至于醫療事故責任,則由第三方機構調查判定,財務上監管權屬于政府衛生監管部門,行業規范和處罰權歸醫師協會。處罰一般包括警告、停權停牌、吊銷行醫資格等;如果觸犯刑律,則由法院審理處罰。醫師協會的監管責任包括認證、教育調查、紀律處分、行醫質量擔保(包括醫生評估)、處理醫患關系等,并受理病人的投訴,每年對醫生的職業水準進行評估。
醫生和醫院脫鉤,可在充分發揮民營資本注入醫療體系的優點(增加投入和資源、提高效率),同時有效避免商人的逐利本能對醫生、醫院救死扶傷職責的干擾,避免“莆田化”現象的發生。
歐美國家在醫藥管理上的一個共同點,是對醫藥資源廣告有嚴格限制。
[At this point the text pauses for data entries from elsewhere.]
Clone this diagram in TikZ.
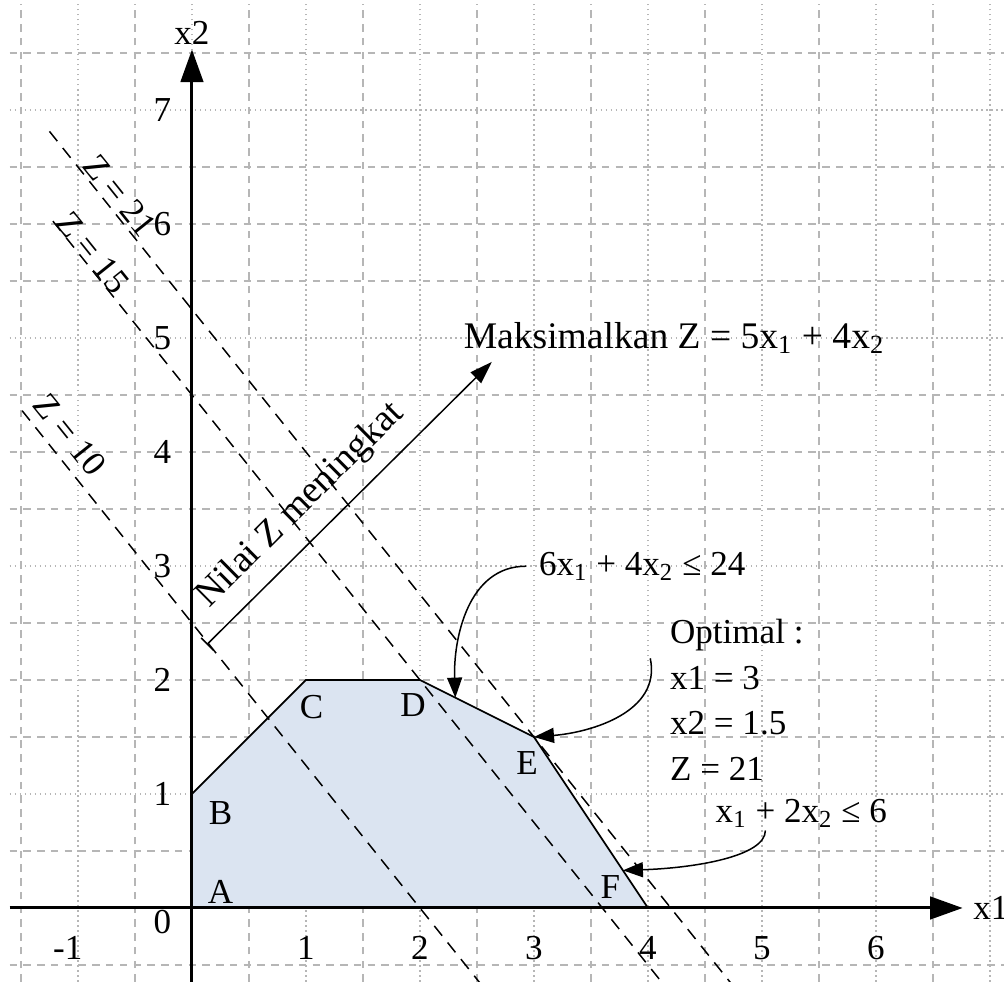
\documentclass[tikz,border=0pt]{standalone}
\usepackage{fontspec}
\setmainfont{Liberation Serif}
\usetikzlibrary{arrows.meta}
\definecolor{regionfill}{HTML}{DBE4F1}
\definecolor{gridgrey}{HTML}{B6B6B6}

\begin{document}
\begin{tikzpicture}[x=1.6cm,y=1.6cm,
  gridint/.style={gridgrey,line width=0.55pt,dash pattern=on 0.6pt off 1.4pt},
  gridhalf/.style={gridgrey,line width=0.55pt,dash pattern=on 3pt off 2.5pt},
  axisline/.style={line width=1.2pt,-{Triangle[length=13pt,width=9pt]}},
  zline/.style={line width=0.6pt,dash pattern=on 5pt off 3.5pt},
  ticknum/.style={font=\fontsize{14}{16}\selectfont,inner sep=0pt},
  ptlabel/.style={font=\fontsize{14}{16}\selectfont,inner sep=0pt},
  zlabel/.style={font=\fontsize{14}{16}\selectfont,inner sep=0pt,rotate=-51.34},
  notetext/.style={font=\fontsize{14}{18.2}\selectfont,inner sep=0pt,anchor=base west},
  notearrow/.style={line width=0.6pt,-{Triangle[length=8pt,width=6pt]}}]

\useasboundingbox (-1.684,-0.649) rectangle (7.123,7.965);

% grid
\foreach \gx in {-1,...,7}
  \draw[gridint] (\gx,-0.649) -- (\gx,7.93);
\foreach \gx in {-1.5,-0.5,...,6.5}
  \draw[gridhalf] (\gx,-0.649) -- (\gx,7.93);
\foreach \gy in {1,3,5,7}
  \draw[gridint] (-1.6,\gy) -- (7.123,\gy);
\foreach \gy in {-0.5,0.5,...,7.5}
  \draw[gridhalf] (-1.6,\gy) -- (7.123,\gy);
\foreach \gy in {2,4,6}
  \draw[gridhalf] (-1.6,\gy) -- (7.123,\gy);

% feasible region
\coordinate (A) at (0,0);
\coordinate (B) at (0,1);
\coordinate (C) at (1,2);
\coordinate (D) at (2,2);
\coordinate (E) at (3,1.5);
\coordinate (F) at (4,0);
\fill[regionfill] (A) -- (B) -- (C) -- (D) -- (E) -- (F) -- cycle;
\draw[line width=0.7pt] (B) -- (C) -- (D) -- (E) -- (F);

% objective lines
\coordinate (z10a) at (-1.49,4.3625);
\coordinate (z10b) at (2.56,-0.70);
\coordinate (z18a) at (-1.22,6.025);
\coordinate (z18b) at (4.16,-0.70);
\coordinate (z21a) at (-1.25,6.8125);
\coordinate (z21b) at (4.76,-0.70);
\draw[zline] (z10a) -- (z10b);
\draw[zline] (z18a) -- (z18b);
\draw[zline] (z21a) -- (z21b);
\node[zlabel] (z21lbl) at (-0.63,6.25) {Z = 21};
\node[zlabel] (z15lbl) at (-0.87,5.75) {Z = 15};
\node[zlabel] (z10lbl) at (-1.07,4.15) {Z = 10};

% axes
\coordinate (xfrom) at (-1.6,0);
\coordinate (xto) at (6.76,0);
\coordinate (yfrom) at (0,-0.7);
\coordinate (yto) at (0,7.53);
\draw[axisline] (xfrom) -- (xto);
\draw[axisline] (yfrom) -- (yto);
\node[ptlabel,anchor=west] (x1lbl) at (6.85,0) {x1};
\node[ptlabel] (x2lbl) at (0,7.68) {x2};

% tick numbers
\node[ticknum] (orig) at (-0.26,-0.12) {0};
\node[ticknum] (xneg) at (-1.09,-0.35) {-1};
\foreach \k in {1,...,6}
  \node[ticknum] (xnum\k) at (\k,-0.35) {\k};
\foreach \k in {1,...,7}
  \node[ticknum] (ynum\k) at (-0.26,\k) {\k};

% corner points
\node[ptlabel] (Alabel) at (0.25,0.14) {A};
\node[ptlabel] (Blabel) at (0.25,0.83) {B};
\node[ptlabel] (Clabel) at (1.05,1.76) {C};
\node[ptlabel] (Dlabel) at (1.94,1.78) {D};
\node[ptlabel] (Elabel) at (2.94,1.27) {E};
\node[ptlabel] (Flabel) at (3.67,0.18) {F};

% direction of increasing Z
\coordinate (risefrom) at (0.13,2.31);
\coordinate (riseto) at (2.63,4.79);
\draw[line width=0.6pt,{Bar[width=7pt]}-{Triangle[length=9pt,width=6pt]}] (risefrom) -- node[pos=0.41,sloped,above,inner sep=6pt,font=\fontsize{15}{17}\selectfont] (riselbl) {Nilai Z meningkat} (riseto);
\node[notetext,font=\fontsize{15}{17}\selectfont] (objective) at (2.38,4.91) {Maksimalkan Z = 5x\textsubscript{1} + 4x\textsubscript{2}};

% constraints and optimum
\node[notetext] (cons1) at (3.04,2.92) {6x\textsubscript{1} + 4x\textsubscript{2} ≤ 24};
\node[notetext,align=left] (optimal) at (4.19,1.12) {Optimal :\\x1 = 3\\x2 = 1.5\\Z = 21};
\node[notetext] (cons2) at (4.59,0.75) {x\textsubscript{1} + 2x\textsubscript{2} ≤ 6};
\coordinate (dtip) at (2.31,1.845);
\coordinate (ftip) at (3.78,0.33);
\coordinate (optfrom) at (4.02,2.19);
\coordinate (cons2from) at (5.03,0.68);
\draw[notearrow] ([xshift=-5pt]cons1.west) to[out=180,in=92] (dtip);
\draw[notearrow] (optfrom) .. controls (4.12,1.72) and (3.5,1.54) .. (E);
\draw[notearrow] (cons2from) .. controls (5.03,0.45) and (4.4,0.35) .. (ftip);
\end{tikzpicture}
\end{document}
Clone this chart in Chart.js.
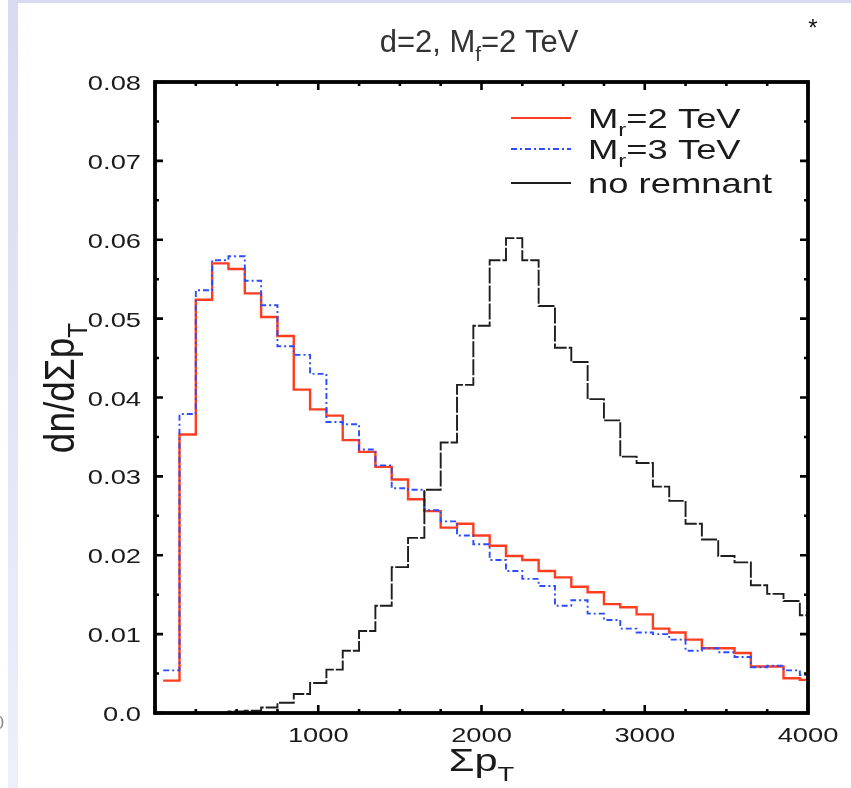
<!DOCTYPE html>
<html>
<head>
<meta charset="utf-8">
<script src="https://cdn.jsdelivr.net/npm/chart.js@4"></script>
<style>
  body { margin: 0; background: #fff; }
</style>
</head>
<body>
<canvas id="myChart" width="851" height="788"></canvas>
<script>
// bin centres (sum pT), bins are 100 wide
var bins = [100, 200, 300, 400, 500, 600, 700, 800, 900, 1000,
  1100, 1200, 1300, 1400, 1500, 1600, 1700, 1800, 1900, 2000,
  2100, 2200, 2300, 2400, 2500, 2600, 2700, 2800, 2900, 3000,
  3100, 3200, 3300, 3400, 3500, 3600, 3700, 3800, 3900, 4000];

var mr2_values = [0.0041, 0.0353, 0.0524, 0.0570, 0.0563, 0.0532, 0.0502, 0.0478, 0.0410, 0.0385,
  0.0377, 0.0346, 0.0331, 0.0312, 0.0296, 0.0271, 0.0256, 0.0235, 0.0240, 0.0225,
  0.0212, 0.0199, 0.0194, 0.0180, 0.0172, 0.0160, 0.0153, 0.0138, 0.0134, 0.0125,
  0.0107, 0.0102, 0.0093, 0.0082, 0.0082, 0.0076, 0.0059, 0.0059, 0.0044, 0.0042];

var mr3_values = [0.0054, 0.0379, 0.0536, 0.0574, 0.0579, 0.0548, 0.0517, 0.0465, 0.0454, 0.0430,
  0.0369, 0.0366, 0.0334, 0.0314, 0.0285, 0.0283, 0.0257, 0.0243, 0.0225, 0.0214,
  0.0194, 0.0180, 0.0170, 0.0161, 0.0136, 0.0143, 0.0126, 0.0118, 0.0107, 0.0102,
  0.0100, 0.0093, 0.0079, 0.0082, 0.0077, 0.0071, 0.0058, 0.0060, 0.0054, 0.0048];

var noremnant_values = [0, 0, 0, 0, 0.0002, 0.0003, 0.0007, 0.0013, 0.0024, 0.0038,
  0.0055, 0.0079, 0.0104, 0.0136, 0.0185, 0.0222, 0.0283, 0.0343, 0.0416, 0.0491,
  0.0574, 0.0602, 0.0574, 0.0516, 0.0463, 0.0445, 0.0398, 0.0371, 0.0325, 0.0317,
  0.0287, 0.0269, 0.0240, 0.0220, 0.0199, 0.0191, 0.0162, 0.0151, 0.0142, 0.0124];

var labels = ['M_r=2 TeV', 'M_r=3 TeV', 'no remnant'];
var colors = ['#ff3d20', '#2b4cff', '#1e1e1e'];
var dashes = [[], [6, 3, 2, 3], [16, 2]];

var title = 'd=2, M_f=2 TeV';
var xTitle = '\u03a3p_T';
var yTitle = 'dn/d\u03a3p_T';

var FONT = '"Liberation Sans", Arial, sans-serif';
var SX = 1.3; // text in the original is stretched sideways

// histogram outline: point at each left bin edge, stepped
function histo(vals) {
  var half = (bins[1] - bins[0]) / 2;
  var pts = bins.map(function(c, i) { return { x: c - half, y: vals[i] }; });
  pts.push({ x: bins[bins.length - 1] + half, y: vals[vals.length - 1] });
  return pts;
}

// text with "_x" subscripts
function richText(ctx, str, x, y, size, align, sx, rotate) {
  var parts = [];
  for (var i = 0; i < str.length; i++) {
    if (str[i] == '_') {
      parts.push({ t: str[i + 1], sub: true });
      i++;
    } else if (parts.length && !parts[parts.length - 1].sub) {
      parts[parts.length - 1].t += str[i];
    } else {
      parts.push({ t: str[i], sub: false });
    }
  }
  ctx.save();
  ctx.translate(x, y);
  if (rotate) { ctx.rotate(-Math.PI / 2); ctx.scale(1, sx); }
  else ctx.scale(sx, 1);
  ctx.textAlign = 'left';
  ctx.textBaseline = 'alphabetic';
  var w = 0;
  parts.forEach(function(p) {
    ctx.font = (p.sub ? size * 0.66 : size) + 'px ' + FONT;
    p.w = ctx.measureText(p.t).width;
    w += p.w;
  });
  var cx = align == 'center' ? -w / 2 : (align == 'right' ? -w : 0);
  parts.forEach(function(p) {
    ctx.font = (p.sub ? size * 0.66 : size) + 'px ' + FONT;
    ctx.fillText(p.t, cx, p.sub ? size * 0.3 : 0);
    cx += p.w;
  });
  ctx.restore();
}

var backdrop = {
  id: 'backdrop',
  beforeDraw: function(chart) {
    var ctx = chart.ctx;
    ctx.save();
    ctx.fillStyle = '#fff';
    ctx.fillRect(0, 0, chart.width, chart.height);
    var g = ctx.createLinearGradient(0, 0, 0, chart.height);
    g.addColorStop(0, '#d8daf1');
    g.addColorStop(1, '#eeeffa');
    ctx.fillStyle = g;
    ctx.fillRect(8, 0, 10, chart.height);
    ctx.fillStyle = '#d8daf1';
    ctx.fillRect(8, 0, chart.width - 8, 3);
    // cut-off glyph at the left edge of the slide
    ctx.fillStyle = '#888';
    ctx.font = '18px ' + FONT;
    ctx.textAlign = 'right';
    ctx.fillText('0', 4, 729);
    ctx.restore();
  }
};

var frame = {
  id: 'frame',
  afterDraw: function(chart) {
    var ctx = chart.ctx;
    var a = chart.chartArea;
    var xs = chart.scales.x, ys = chart.scales.y;
    ctx.save();
    ctx.strokeStyle = '#000';
    ctx.lineWidth = 3.8;
    ctx.strokeRect(a.left, a.top, a.right - a.left, a.bottom - a.top);

    // inward ticks on all four sides
    ctx.lineWidth = 2.6;
    var xStep = xs.options.ticks.stepSize / 4;
    for (var v = xs.min; v <= xs.max + 1e-9; v += xStep) {
      var px = xs.getPixelForValue(v);
      var len = (Math.round(v / xStep) % 4 == 0) ? 8 : 4;
      ctx.beginPath();
      ctx.moveTo(px, a.bottom); ctx.lineTo(px, a.bottom - len);
      ctx.moveTo(px, a.top); ctx.lineTo(px, a.top + len);
      ctx.stroke();
    }
    var yStep = ys.options.ticks.stepSize / 2;
    for (var k = 0; k <= Math.round((ys.max - ys.min) / yStep); k++) {
      var py = ys.getPixelForValue(ys.min + k * yStep);
      var len2 = (k % 2 == 0) ? 8 : 4;
      ctx.beginPath();
      ctx.moveTo(a.left, py); ctx.lineTo(a.left + len2, py);
      ctx.moveTo(a.right, py); ctx.lineTo(a.right - len2, py);
      ctx.stroke();
    }

    // tick labels
    ctx.fillStyle = '#1a1a1a';
    ys.ticks.forEach(function(t) {
      var s = t.value == 0 ? '0.0' : t.value.toFixed(2);
      richText(ctx, s, a.left - 14, ys.getPixelForValue(t.value) + 8, 21, 'right', SX);
    });
    xs.ticks.forEach(function(t) {
      if (t.value == 0) return;
      richText(ctx, String(t.value), xs.getPixelForValue(t.value), a.bottom + 29, 21, 'center', SX);
    });

    // titles
    richText(ctx, xTitle, (a.left + a.right) / 2, 771, 32, 'center', SX);
    richText(ctx, yTitle, 74, 388, 37, 'center', 1.15, true);
    ctx.fillStyle = '#333';
    richText(ctx, title, 479, 52, 31, 'center', 1);
    ctx.fillStyle = '#111';
    richText(ctx, '*', 813, 36, 24, 'center', 1);

    // legend
    var rows = [118, 149, 183];
    labels.forEach(function(lab, i) {
      ctx.strokeStyle = colors[i];
      ctx.lineWidth = 2;
      ctx.setLineDash(i == 1 ? dashes[1] : []);
      ctx.beginPath();
      ctx.moveTo(511, rows[i]); ctx.lineTo(571, rows[i]);
      ctx.stroke();
      ctx.setLineDash([]);
      ctx.fillStyle = '#1a1a1a';
      richText(ctx, lab, 588, rows[i] + 10, 28, 'left', SX);
    });
    ctx.restore();
  }
};

var series = [mr2_values, mr3_values, noremnant_values];
var dataset = series.map(function(vals, i) {
  return {
    label: labels[i],
    data: histo(vals),
    borderColor: colors[i],
    borderWidth: i == 0 ? 2.4 : 1.9,
    borderDash: dashes[i],
    stepped: 'before',
    pointRadius: 0,
    fill: false,
    clip: 1
  };
});
// draw black first, red on top
dataset.reverse();

var ctx = document.getElementById('myChart').getContext('2d');
var myChart = new Chart(ctx, {
  type: 'line',
  data: { datasets: dataset },
  options: {
    responsive: false,
    animation: false,
    events: [],
    layout: { padding: { top: 82, right: 43, left: 0, bottom: 0 } },
    plugins: { legend: { display: false }, tooltip: { enabled: false }, title: { display: false } },
    scales: {
      x: {
        type: 'linear', min: 0, max: 4000,
        ticks: { stepSize: 1000, display: false },
        grid: { display: false, drawTicks: false },
        border: { display: false },
        afterFit: function(s) { s.height = 75; }
      },
      y: {
        min: 0, max: 0.08,
        ticks: { stepSize: 0.01, display: false },
        grid: { display: false, drawTicks: false },
        border: { display: false },
        afterFit: function(s) { s.width = 155; }
      }
    }
  },
  plugins: [backdrop, frame]
});
</script>
</body>
</html>
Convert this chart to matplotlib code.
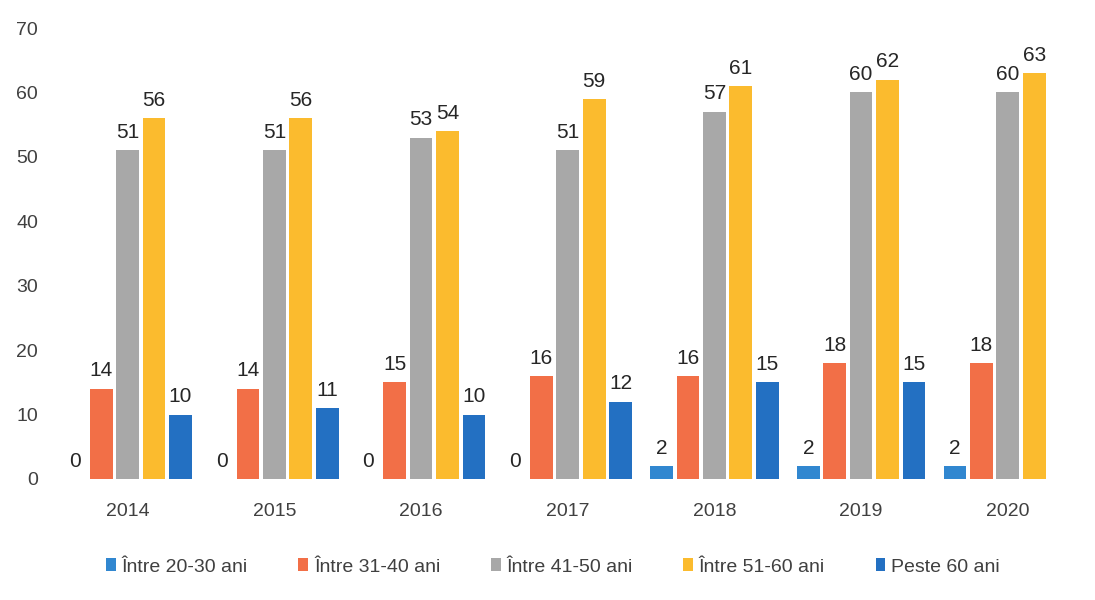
import numpy as np
import matplotlib
matplotlib.use("Agg")
import matplotlib.pyplot as plt

plt.rcParams['font.family'] = ['Liberation Sans', 'DejaVu Sans']

years = ["2014", "2015", "2016", "2017", "2018", "2019", "2020"]
series_names = ["Între 20-30 ani", "Între 31-40 ani", "Între 41-50 ani",
                "Între 51-60 ani", "Peste 60 ani"]
age_20_30 = [0, 0, 0, 0, 2, 2, 2]
age_31_40 = [14, 14, 15, 16, 16, 18, 18]
age_41_50 = [51, 51, 53, 51, 57, 60, 60]
age_51_60 = [56, 56, 54, 59, 61, 62, 63]
age_60_plus = [10, 11, 10, 12, 15, 15, None]  # no bar for 2020

colors = ["#3187d0", "#f26f47", "#a8a8a8", "#fbbb2e", "#2370c2"]
all_series = [age_20_30, age_31_40, age_41_50, age_51_60, age_60_plus]

fig = plt.figure(figsize=(10.95, 6), dpi=100)
ax = fig.add_axes([0.055, 0.2017, 0.927, 0.7516])

x = np.arange(len(years))
step = 0.18
width = 0.155
for i, (vals, name, col) in enumerate(zip(all_series, series_names, colors)):
    pos = x + (i - 2) * step
    v = np.array([np.nan if a is None else a for a in vals], dtype=float)
    ax.bar(pos, v, width=width, color=col, label=name)
    for p, val in zip(pos, vals):
        if val is None:
            continue
        ax.annotate(str(val), (p, val), xytext=(0, 6), textcoords="offset points",
                    ha="center", va="bottom", fontsize=15, color="#262626")

ax.set_xlim(-0.46, 6.46)
ax.set_ylim(0, 70)
ax.set_yticks(range(0, 71, 10))
ax.set_xticks(x)
ax.set_xticklabels(years)
ax.tick_params(axis="both", length=0, labelsize=14, labelcolor="#404040")
ax.tick_params(axis="y", pad=16)
ax.tick_params(axis="x", pad=17)
for s in ax.spines.values():
    s.set_visible(False)

fig.legend(loc="center", bbox_to_anchor=(0.505, 0.055), ncol=5, frameon=False,
           fontsize=14, handlelength=0.5, handleheight=0.6, handletextpad=0.3,
           columnspacing=2.6, labelcolor="#404040")

fig.savefig("out.png", dpi=100)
以在這方面管理最嚴格的加拿大為例,藥品名稱必須使用藥典所記載的規范名稱,而不能使用商業性的別名(這意味著“息斯敏”在加拿大只能叫作“氯雷他定片”,而“嗎丁啉”則只能叫作“多潘立酮片”)。
相同的處方藥不論哪家所產,價格幾乎是一樣的,藥房不會刻意區分,患者更是無從得知:處方都是精確到片,每個人從藥方買到的,都是一片片拆零并重新包裝的“裸藥”。
嚴格的廣告內容、表述限制加上“醫藥分家”,讓處方藥廣告和店堂促銷變得毫無意義,這就在事實上切斷了“莆田化”的最大毒源之一喝賣藥的血。
至于民營醫院本身,大多數國家是允許打廣告的,但同樣有限制和監管。例如,德國不允許掛鉤民營醫院隨意打廣告,非掛鉤的民營醫院可以打廣告,但只能對醫療范疇、服務內容等作
“中性客觀”敘述,并定期巡查,一旦發現違規將給以嚴厲處罰。這又讓“莆田化”的另一毒源夸大療效、不實宣傳,包裝兜售不成熟、未完成審批程序乃至假醫假藥無所遁形。